NEW ORLEANS - As the number of legal cases against red light cameras increase nationwide -- as well as in Louisiana -- so do the number of organizations speaking out against them.
"They are unsafe, unconstitutional, and the politicians are putting our lives and our property at risk so they can illegally steal our money," Shawn Dow, the Arizona coordinator for the Campaign for Liberty, told the Louisiana Record recently.
New Orleans is one of many cities facing lawsuits for red light camera use. A group of residents claim the cameras, which take pictures of car license plates when they run red lights in order to automatically generate tickets, violate both the United States Constitution and New Orleans Home Rule Charter. A recent class-action suit in Jefferson Parish against the cameras was successful, with the class members receiving partial refunds.
Dow alleges that there's another Louisiana law that traffic cameras are violating.
"The state of Louisiana has a law that requires anyone (who) prepares evidence for courts (to) be licensed as private eyes or be a sworn police officer," he said. "The companies (that install and run the red light cameras) are neither."
Dow says the cameras violate multiple amendments to the U.S. Constitution, including: the Fourth Amendment, by running a background check on every vehicle owner that drives by the "Scameras," a term Dow uses that combines the words 'scam" and "camera," without probable cause; the Fifth Amendment, by simply using the fact that a car belongs to a person as evidence they committed a crime with it, the cameras take away due process; the Seventh Amendment, by not allowing a jury trial to dispute red-light camera tickets; and the 14th Amendment, by exempting vehicles registered to corporations, out-of-state drivers, judges, politicians, police officers and photo radar employees they are violating the 14th Amendment, which guarantees equal protection under the law.

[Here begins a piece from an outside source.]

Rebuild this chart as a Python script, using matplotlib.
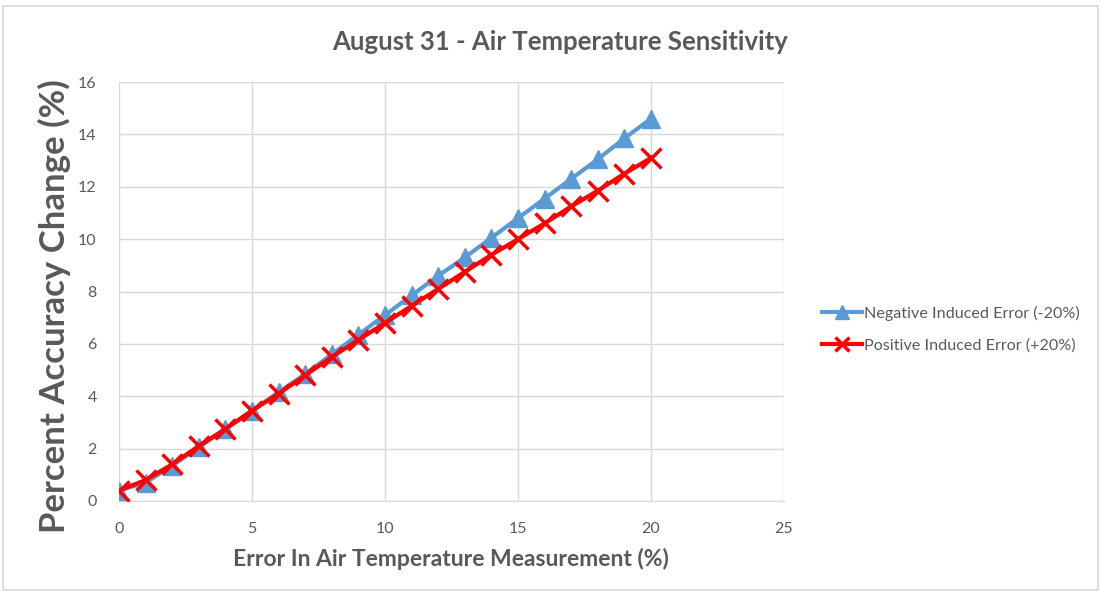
import matplotlib
matplotlib.use("Agg")
import matplotlib.pyplot as plt
from matplotlib.patches import Rectangle

x_vals = list(range(0, 21))
neg_err = [0.4, 0.7, 1.35, 2.05, 2.75, 3.45, 4.15, 4.85, 5.6, 6.35, 7.1, 7.85, 8.6, 9.3,
           10.05, 10.8, 11.55, 12.3, 13.05, 13.85, 14.6]
pos_err = [0.4, 0.8, 1.4, 2.1, 2.75, 3.45, 4.1, 4.8, 5.5, 6.15, 6.8, 7.45, 8.1, 8.75,
           9.4, 10.0, 10.6, 11.25, 11.85, 12.5, 13.1]
x_ticks = [0, 5, 10, 15, 20, 25]
y_ticks = [0, 2, 4, 6, 8, 10, 12, 14, 16]

title = "August 31 - Air Temperature Sensitivity"
xlabel = "Error In Air Temperature Measurement (%)"
ylabel = "Percent Accuracy Change (%)"
labels = ["Negative Induced Error (-20%)", "Positive Induced Error (+20%)"]

plt.rcParams['font.family'] = ['Lato', 'DejaVu Sans']
gray = "#595959"

W, H = 1101, 592
fig = plt.figure(figsize=(W / 100, H / 100), dpi=100)
fig.patches.append(Rectangle((0.003, 0.003), 0.994, 0.987, transform=fig.transFigure,
                             fill=False, edgecolor="#d9d9d9", linewidth=1.2))
ax = fig.add_axes([119 / W, 1 - 501 / H, (784 - 119) / W, (501 - 82) / H])

ax.plot(x_vals, neg_err, color="#5B9BD5", linewidth=3, marker="^", markersize=13,
        label=labels[0], zorder=3)
ax.plot(x_vals, pos_err, color="#FF0000", linewidth=3, marker="x", markersize=14,
        markeredgewidth=2.5, label=labels[1], zorder=4)

ax.set_xlim(0, 25)
ax.set_ylim(0, 16)
ax.set_xticks(x_ticks)
ax.set_yticks(y_ticks)
ax.grid(True, color="#d9d9d9", linewidth=1)
ax.set_axisbelow(True)
for s in ["top", "right", "left"]:
    ax.spines[s].set_visible(False)
ax.spines["bottom"].set_color("#d9d9d9")
ax.tick_params(axis="y", length=0, colors=gray, labelsize=11.5, pad=16)
ax.tick_params(axis="x", length=0, colors=gray, labelsize=11.5, pad=15)

fig.text(560 / W, 1 - 42 / H, title, fontsize=18.5, fontweight="bold", color=gray,
         ha="center", va="center")
fig.text(451 / W, 1 - 559 / H, xlabel, fontsize=16.5, fontweight="bold", color=gray,
         ha="center", va="center")
fig.text(54 / W, 1 - 306 / H, ylabel, fontsize=25, fontweight="bold", color=gray,
         ha="center", va="center", rotation=90)

leg = ax.legend(loc="center left", bbox_to_anchor=(1.035, 0.41), frameon=False,
                fontsize=11.6, labelcolor=gray, handlelength=2.5, handletextpad=0.1,
                labelspacing=1.05, markerscale=0.75)

fig.savefig("out.png", dpi=100)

Dow added that studies have shown the presence of red light cameras have actually increased accidents at intersections. He said one reason for this might be the flash of the cameras.
"Shining a bright flash at drivers in the most dangerous part of the road is obviously a stupid idea," he said. "If you stood on the corner and flashed your camera in the eyes of drivers over and over again you would be arrested, so why aren't they?"
As for an alternative solution, Dow suggests the same thing that the National Motorists Association has -- increasing the time for yellow lights.
"By raising the yellow light times by 1 second, many municipalities have dramatically reduced accidents on their streets," Dow said. "This is free and it works, but the politicians can't make money off us by doing this proven free solution."